Теперь, пользуясь смутами в России, связанными с крестьянской реформой, польские паны вновь готовили восстание, втягивая в него солдат русской армии, у которых родственники получили свободу, но без земли. (Восстание произойдет в январе следующего года и продлится 15 месяцев).
Оболваненные шляхтой, поручик Арнгольд, подпоручик Сливицкий и совсем ещё юный унтер-офицер Ростовский распространяли среди солдат брошюру «Великорус», в которой высмеивался Александр II, превратно истолковывались правительственные реформы, и там же говорилось о бедственном положении польского народа под царским гнетом.

Заговор был раскрыт. По решению военно-уголовного суда всех троих расстреляли. Рядового Щура, за то, что ночью поднял вооруженную роту в защиту арестованных, наказали шпицрутенами чрез сто человек шесть раз, –– Щур умер.

Через несколько дней брат Александра II, великий князь Константин Николаевич был назначен наместником в Польшу. Пытался вместе с гражданским губернатором вести примирительную политику, проводить либеральные реформы, но 4 июля на него было совершено покушение. Молоденький подмастерье выстрелил в упор из пистолета; к счастью, рана оказалась не опасной. Затем было два покушения на  гражданского губернатора.
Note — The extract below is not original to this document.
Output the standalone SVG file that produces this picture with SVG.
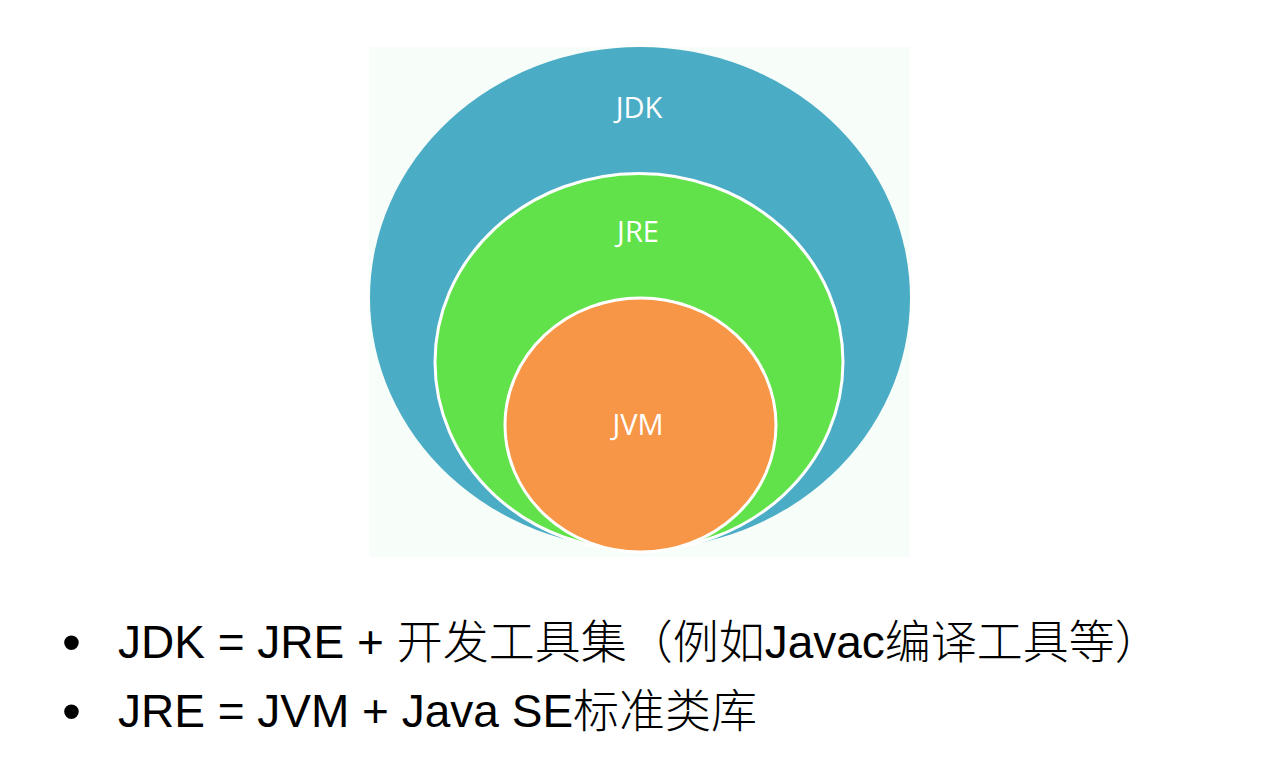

Все покушавшиеся были юнцами, но их хладнокровие при казни восхитило Герцена: «Умирать умеют!»
А князь-анархист Петр Кропоткин оставил воспоминания,  указав на жестокость царя, но не касаясь причин: 
«13 июня 1862 года наступил, наконец, день, которого кадеты и пажи дожидались с таким нетерпением. Александр II произвел нам род короткого экзамена в во-енных построениях. Мы командовали ротами, а я гарцевал на коне в должности младшего “штаб-офицера”. Затем нас всех произвели в офицеры.
Когда парад кончился, Александр II громко скомандовал: “Произведен-ные офицеры, ко мне!” Мы окружили его. Он оставался на коне. Тут я увидел Александра II в совершенно новом для меня свете. Во весь рост встал предо мною свирепый укротитель Польши и вешатель последних годов. Он весь сказался в своей речи, и он стал после этого дня противен мне. Начал он в спокойном тоне: “Поздравляю вас. Вы теперь офицеры. –– Он говорил о военных обязанностях и о верности государю, как это всегда говорится в подобных случаях.
Но затем лицо его стало злое, свирепое, и он принялся выкрикивать злобным голосом, отчеканивая каждое слово: –– Но если, чего боже сохрани, кто-нибудь из вас изменит царю, престолу и отечеству, я поступлю с ним по всей строгости закона, без малейшего попу-щения!..” Его голос оборвался. Лицо его исказилось злобой и тем выражением слепой ярости, которое я видел в детстве у отца, когда он кричал на крепостных и дворовых: “Я с тебя шкуру спущу!” Даже некоторое сходство между отцом и царем промелькнуло. Александр II сильно пришпорил коня и поскакал от нас. На другой день, 14 июня, по его приказу в Модлине расстреляли трех офицеров, а рядового Щура засекли шпицрутенами до смерти».

Сам Кропоткин пожелал нести службу в Сибири, и, вернувшись через 4 года, нашел, что Петербург изменился к худшему: «Это стал город кафешантанов». То есть, уже не вешали, не засекали шпицрутенами, а только пили и плясали. А Герцен, когда подавили восстание, каялся в русской вине перед Польшей.